Extracted data entries:
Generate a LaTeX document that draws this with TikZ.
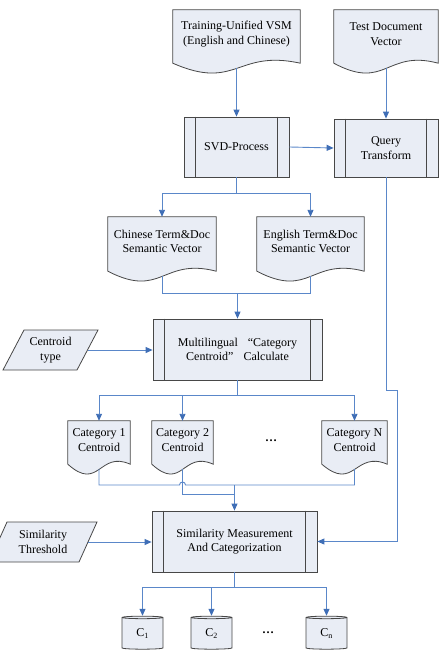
\documentclass[tikz,border=0pt]{standalone}
\usepackage{fontspec}
\setmainfont{Liberation Serif}
\usetikzlibrary{arrows.meta,shapes.geometric,backgrounds}

\definecolor{boxfill}{HTML}{E9EDF5}
\definecolor{bordc}{HTML}{474747}
\definecolor{linkc}{HTML}{5A87C9}
\definecolor{tipc}{HTML}{3F6EB6}

% outline of a flow-chart "document": flat top, wavy bottom below the node
\newcommand\flowdoc[1]{(#1.north west) -- (#1.north east) -- ([yshift=-5pt]#1.south east)
  .. controls ([yshift=9pt]#1.south) and ([yshift=-33pt]#1.south) .. ([yshift=-5pt]#1.south west) -- cycle}

\begin{document}
\begin{tikzpicture}[x=1pt,y=-1pt,
  every node/.style={font=\fontsize{12}{14.5}\selectfont, align=center, inner sep=1pt},
  bord/.style={draw=bordc, line width=0.8pt},
  doctext/.style={rectangle, draw=none},
  docshape/.style={bord, fill=boxfill},
  proc/.style={rectangle, bord, fill=boxfill,
    append after command={
      ([xshift=12pt]\tikzlastnode.north west) edge[bord] ([xshift=12pt]\tikzlastnode.south west)
      ([xshift=-12pt]\tikzlastnode.north east) edge[bord] ([xshift=-12pt]\tikzlastnode.south east)}},
  cyl/.style={cylinder, shape border rotate=90, aspect=0.2, bord, fill=boxfill,
    minimum width=41pt, minimum height=33pt, inner sep=0pt},
  link/.style={draw=linkc, line width=0.9pt},
  arr/.style={link, -{Triangle[length=7pt,width=6pt,color=tipc]}},
  dots/.style={font=\fontsize{12}{14}\selectfont\bfseries}
]
\clip (0,0) rectangle (439,660);

% inputs
\node[doctext, minimum width=127pt, minimum height=48pt] (train) at (236.5,34)
  {Training-Unified VSM\\(English and Chinese)};
\node[doctext, minimum width=104pt, minimum height=48pt] (test) at (386,34)
  {Test Document\\Vector};

% processing
\node[proc, minimum width=105pt, minimum height=60pt] (svd) at (236.5,147) {SVD-Process};
\node[proc, minimum width=104pt, minimum height=58pt] (query) at (386,148) {Query\\Transform};

\node[doctext, minimum width=108pt, minimum height=49pt] (chinese) at (162,241.5)
  {Chinese Term\&Doc\\Semantic Vector};
\node[doctext, minimum width=107pt, minimum height=49pt] (english) at (310.5,241.5)
  {English Term\&Doc\\Semantic Vector};

\node[proc, minimum width=169pt, minimum height=61pt] (multi) at (237.5,349.5)
  {Multilingual\hspace{10pt}“Category\\Centroid”\hspace{10pt}Calculate};
\node[doctext, minimum width=74pt, minimum height=38pt] (ctype) at (50.5,350) {Centroid\\type};

% centroids
\node[doctext, minimum width=62pt, minimum height=38pt] (cat1) at (99,440) {Category 1\\Centroid};
\node[doctext, minimum width=61pt, minimum height=38pt] (cat2) at (182.5,440) {Category 2\\Centroid};
\node[doctext, minimum width=65pt, minimum height=38pt] (catN) at (354.5,440) {Category N\\Centroid};
\node[dots] (dotsA) at (271,441) {…};

% categorization
\node[proc, minimum width=165pt, minimum height=61pt] (sim) at (234.5,541.5)
  {Similarity Measurement\\And Categorization};
\node[doctext, minimum width=90pt, minimum height=38pt] (sthr) at (43,542) {Similarity\\Threshold};

% result classes
\node[cyl] (c1) at (142.5,633.5) {\raisebox{-3pt}{C\textsubscript{1}}};
\node[cyl] (c2) at (211.5,633.5) {\raisebox{-3pt}{C\textsubscript{2}}};
\node[cyl] (cn) at (326.5,633.5) {\raisebox{-3pt}{C\textsubscript{n}}};
\node[dots] (dotsB) at (268,633) {…};

% shapes behind the texts
\begin{scope}[on background layer]
  \draw[docshape] \flowdoc{train};
  \draw[docshape] \flowdoc{test};
  \draw[docshape] \flowdoc{chinese};
  \draw[docshape] \flowdoc{english};
  \draw[docshape] \flowdoc{cat1};
  \draw[docshape] \flowdoc{cat2};
  \draw[docshape] \flowdoc{catN};
  \draw[docshape] ([shift={(-26.5,-20)}]ctype.center) -- ([shift={(47.5,-20)}]ctype.center)
    -- ([shift={(26.5,20)}]ctype.center) -- ([shift={(-47.5,20)}]ctype.center) -- cycle;
  \draw[docshape] ([shift={(-36,-20)}]sthr.center) -- ([shift={(54,-20)}]sthr.center)
    -- ([shift={(36,20)}]sthr.center) -- ([shift={(-54,20)}]sthr.center) -- cycle;
\end{scope}

% junction points
\coordinate (s1) at (236.5,193);
\coordinate (m1) at (237.5,293);
\coordinate (s2) at (237.5,395);
\coordinate (b1) at (179.5,485);
\coordinate (j2) at (234.5,485);
\coordinate (j3) at (234.5,494);
\coordinate (q1) at (386,390);
\coordinate (q2) at (397,390);
\coordinate (s3) at (234.5,587);

% connectors
\draw[arr] ([yshift=-10pt]train.south) -- (svd.north);
\draw[arr] ([yshift=-10pt]test.south) -- (query.north);
\draw[arr] (svd.east) -- (query.west);
\draw[link] (svd.south) -- (s1);
\draw[arr] (s1) -| (chinese.north);
\draw[arr] (s1) -| (english.north);
\draw[link] ([yshift=-10pt]chinese.south) |- (m1);
\draw[link] ([yshift=-10pt]english.south) |- (m1);
\draw[arr] (m1) -- (multi.north);
\draw[arr] (ctype.east) -- (ctype.east -| multi.west);
\draw[link] (multi.south) -- (s2);
\draw[arr] (s2) -| (cat1.north);
\draw[arr] (s2) -| (cat2.north);
\draw[arr] (s2) -| (catN.north);
\draw[link] ([yshift=-10pt]cat1.south) |- (b1) arc[start angle=180, end angle=360, radius=3]
  -| ([yshift=-10pt]catN.south);
\draw[link] ([yshift=-10pt]cat2.south) |- (j3);
\draw[arr] (j2) -- (sim.north);
\draw[arr] (sthr.east) -- (sthr.east -| sim.west);
\draw[arr] (query.south) -- (q1) -- (q2) |- (sim.east);
\draw[link] (sim.south) -- (s3);
\draw[arr] (s3) -| (c1.north);
\draw[arr] (s3) -| (c2.north);
\draw[arr] (s3) -| (cn.north);
\end{tikzpicture}
\end{document}
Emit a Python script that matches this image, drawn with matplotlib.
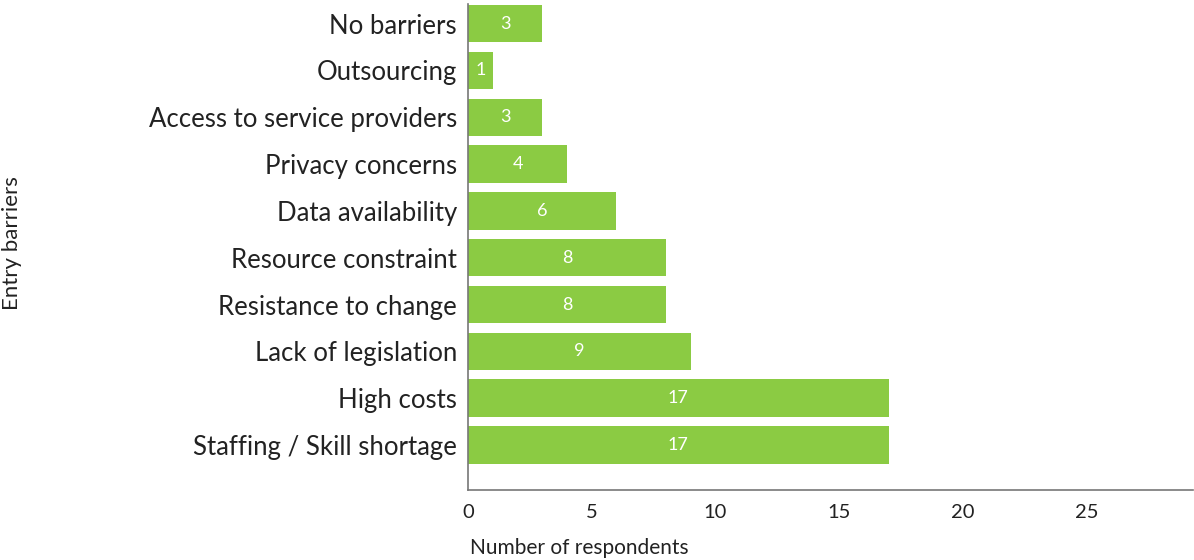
import matplotlib
matplotlib.use("Agg")
import matplotlib.pyplot as plt

# survey results, top to bottom as shown
barriers = [
    "No barriers",
    "Outsourcing",
    "Access to service providers",
    "Privacy concerns",
    "Data availability",
    "Resource constraint",
    "Resistance to change",
    "Lack of legislation",
    "High costs",
    "Staffing / Skill shortage",
]
respondents = [3, 1, 3, 4, 6, 8, 8, 9, 17, 17]
x_ticks = [0, 5, 10, 15, 20, 25]

GREEN = "#8BCB43"
TEXT = "#222222"

plt.rcParams["font.family"] = ["Lato", "DejaVu Sans"]

fig = plt.figure(figsize=(11.94, 5.6), dpi=100)
ax = fig.add_axes([0.392, 0.125, 0.607, 0.868])

# first category at top
ypos = list(range(len(barriers) - 1, -1, -1))
bars = ax.barh(ypos, respondents, height=0.8, color=GREEN)

for b, v in zip(bars, respondents):
    ax.text(b.get_width() / 2, b.get_y() + b.get_height() / 2, str(v),
            ha="center", va="center", color="white", fontsize=13)

ax.set_yticks(ypos)
ax.set_yticklabels(barriers, fontsize=18.5, color=TEXT)
ax.set_xticks(x_ticks)
ax.set_xticklabels([str(t) for t in x_ticks], fontsize=14.5, color=TEXT)
ax.tick_params(axis="both", length=0)
ax.tick_params(axis="y", pad=8)
ax.tick_params(axis="x", pad=10)

ax.set_xlim(0, 29.3)
ax.set_ylim(-0.96, 9.42)

for s in ["top", "right"]:
    ax.spines[s].set_visible(False)
for s in ["left", "bottom"]:
    ax.spines[s].set_color("#777777")
    ax.spines[s].set_linewidth(1.2)

fig.text(470 / 1194, 1 - 548 / 560, "Number of respondents", ha="left", va="center",
         fontsize=15, color=TEXT)
fig.text(12 / 1194, 1 - 243 / 560, "Entry barriers", ha="center", va="center",
         rotation=90, fontsize=16, color=TEXT)

fig.savefig("out.png", dpi=100)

OBJECTIVE: Up to and including the line that contains "controls ([yshift=9pt]#1.south) and", print the records above exactly from their first line, without any pictures.

SOLUTION TO THIS TASK:
Generate a LaTeX document that draws this with TikZ.
\documentclass[tikz,border=0pt]{standalone}
\usepackage{fontspec}
\setmainfont{Liberation Serif}
\usetikzlibrary{arrows.meta,shapes.geometric,backgrounds}

\definecolor{boxfill}{HTML}{E9EDF5}
\definecolor{bordc}{HTML}{474747}
\definecolor{linkc}{HTML}{5A87C9}
\definecolor{tipc}{HTML}{3F6EB6}

% outline of a flow-chart "document": flat top, wavy bottom below the node
\newcommand\flowdoc[1]{(#1.north west) -- (#1.north east) -- ([yshift=-5pt]#1.south east)
  .. controls ([yshift=9pt]#1.south) and ([yshift=-33pt]#1.south) .. ([yshift=-5pt]#1.south west) -- cycle}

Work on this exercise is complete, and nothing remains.